Angelica Gasperetti undertook her musical studies with M. Rizzoli at the Conservatory of Trento where she is currently attending her Master’s degree. Since 2017 she collaborates with Associazione Filarmonica di Rovereto and, in 2021, she won the audition at the Orchestra del Teatro Olimpico di Vicenza. She collaborates with several Italian orchestras (Orchestra Haydn di Trento e Bolzano, Teatro La Fenice di Venezia and Orchestra Regionale Toscana).
Anna Boschi studied with L. Comandella at the Jan Novák Music School and obtained her degree at the Conservatory of Trento, under the guidance of E. Galante in 2008. She continued her Master studies at the Istituto O. Vecchi in Modena with M. Marasco, G. Betti and A. Oliva, with whom she also studied at the Accademia Nazionale Santa Cecilia in Rome.
Calogero Di Liberto
Grand prize winner of the Chopin International Piano Competition in Corpus Christi, USA, of the Internationalen Sommerakademie Mozarteum in Salzburg, Austria, and of the Concurso International Compositores de Espana in Madrid, Spain, Italian concert pianist Calogero Di Liberto continues to win praise for his warm musicianship, technical prowess at the piano and wide range of repertoire.
Calogero Di Liberto’s career has taken him across Europe, throughout the United States, and in Asia.

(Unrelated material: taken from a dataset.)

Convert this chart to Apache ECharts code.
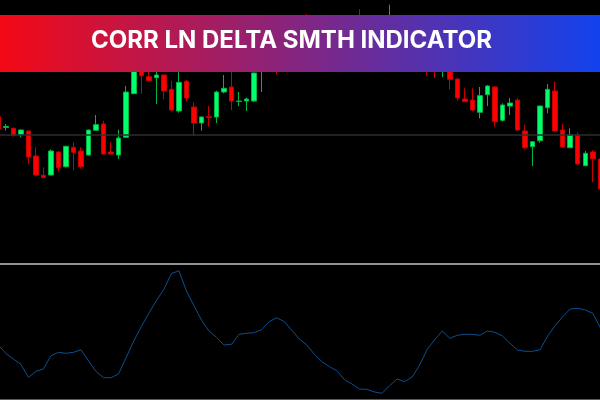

He has given recitals at Carnegie Hall, Columbia University in New York, the Kennedy Center in Washington, the Shepherd School of Music in Houston, the Grosser Saal, Wiener Saal, and Solitär of the Mozarteum in Salzburg, the Music Conservatory in Ciudad Real, Spain, the Bocconi University in Milan, the Teatro Politeama in Palermo, Italy, and in the following theaters in China: Gengsu Theatre in Nantong, Broadcasting & TV Center Studio Theatre in Fuzhou, Hundred Flowers Theater in Wuhu, Poly Theatre in Ma’anshan, Anhui Theatre in Hefei, Friendship Theater in Guangzhou, Xingyan Theater in Zhaoqing, Poly Theater in Shenzhen, Haikou Great Hall of People, Nanjing Arts Institute Concert Hall, Yangzhou Concert Hall, Zhenjiang Nanshan Theatre, Nanning Theatre, Jinchang Workers Cultural Palace, and Dingxi City Hall Auditorium.
In the USA he has been guest of the TCU Cliburn Institute in Fort Worth, the Chopin Society of Texas in Corpus Christi, and the Woodlands Symphony Orchestra. Other international appearances include the Fundacion Juan March and the Juventudes Musicales in Spain, Kawai and the Mosel Festwochen in Germany, television in Slovenia, Festival International Echternach in Luxembourg, Festival of St. Prex, Switzerland, Joseph Haydn Konservatorium in Eisenstadt, Austria, Music Akademy Ignacy Jan Paderewski of Poznań, Poland, and the Jiangsu International Piano Master Music Festival of Nanjing, China.
In his native Italy Mr. Di Liberto has appeared at the Amici della Musica in Modica, Associazione Musicale Ernico-Simbruina in Frosinone, the Liszt Institute in Bologna, Associazione Ester Mazzoleni in Palermo, Festival Pianistico di Roma, International Chamber Music Festival "Suoni delle Madonie", Associazione Mozart Italia in Rovereto, Bologna Festival, Mantua Chamber Music Festival, and the Amici della Musica in Montegranaro.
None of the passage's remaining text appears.